【安田】それで、総裁選が秋葉原で盛り上がったから、二〇一二年の衆院選のマイク納めも秋葉原でやってみたらということになったらしい。するとやはり想像以上に人が集まって熱狂したから、これはいけると思ったそうです。

各党党首の「最後の訴え」に耳を傾ける有権者=2012年12月15日、東京・秋葉原駅前
写真=時事通信フォト
各党党首の「最後の訴え」に耳を傾ける有権者=2012年12月15日、東京・秋葉原駅前

「まるで国威発揚の祭典」選挙戦にはなかった姿

【安田】排他的な「マスゴミ出てけ」というシュプレヒコール、それから集まった人に配られる日の丸の小旗、それが一斉に打ち振られる様子――まるで国威発揚の祭典ですが、これはそれまでの選挙戦にはなかった風景であり、二〇一二年以降、自民党のありようとして僕の中に刻印されているんです。自民党は、まったく別のものになってきたなという強烈な印象ですね。臆面もなく排外的な姿を見せつけるようになった。

気がついてみたら、青木さんが言われたとおり、戦後民主主義的な価値観を持つ政治家はほとんどいなくなっていた。野中広務であるとか古賀誠、山崎拓など、癖のある、しかし戦後の価値観を身に宿した人が一線から退いて、戦争を知らない二世三世議員が自民党の中心となった。つまり、風景だけじゃなくて内実までも変わっていったわけです。

排他的なナショナリズムが行き渡っていくのは、自民党だけのことではない。日本の右派と呼ばれている人たちが、きわめて差別的な嫌韓の姿勢を強めるのは、やはり二一世紀に入ってからだと思います。

たとえば昔の右翼って、僕も取材しましたけど、台湾や韓国とは、反共産主義の防波堤、反共の同志として、連帯していたわけです。いまではすごく排他的な運動をしている瀬戸弘幸という日本版ネオナチのような人がいて、街頭でハーケンクロイツを掲げてあちこちでデモをやり、あいちトリエンナーレ糾弾を支援し、僕や青木さんの批判などをブログに書いている。ところが彼は、若いころには韓国の農村開発運動――セマウル運動に参加していて、韓国に実際に出向いて農村で作業をやっていたんですよ。

右翼にとって韓国は同志だった

【安田】また、一部の右翼団体は、韓国で軍事訓練のマネゴトなんかをしていたわけです。つまり、右翼にとっては反共の同志として韓国が存在していた。そしてまた、かつては右翼の構成員に在日コリアンがいたことも事実です。
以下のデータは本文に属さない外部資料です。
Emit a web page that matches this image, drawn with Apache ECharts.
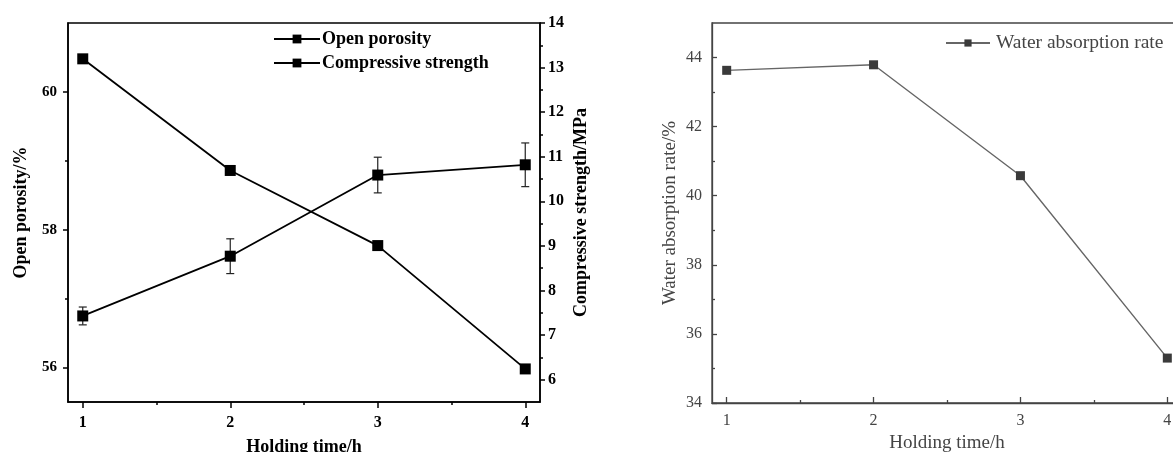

僕はある右翼団体の幹部に聞いたことがあります。「なんでいま反韓・嫌韓なんですか?」と。いまや右翼団体もそのへんのネトウヨと思想そのものが変わらなくなっているから、「昔は韓国とは、反共の同志だと言って、がっちり手を握っていたじゃないですか」とくと、「そのとおりだ。じつは韓国が文民政権になってからパイプがなくなった」という答えが返ってきました。

つまり日本の右翼が向き合ってきた相手は韓国の一般庶民ではなく、軍や情報機関の人間だったんです。日本の陸士上がりの軍人なんかが韓国のなかにけっこういたんですよね。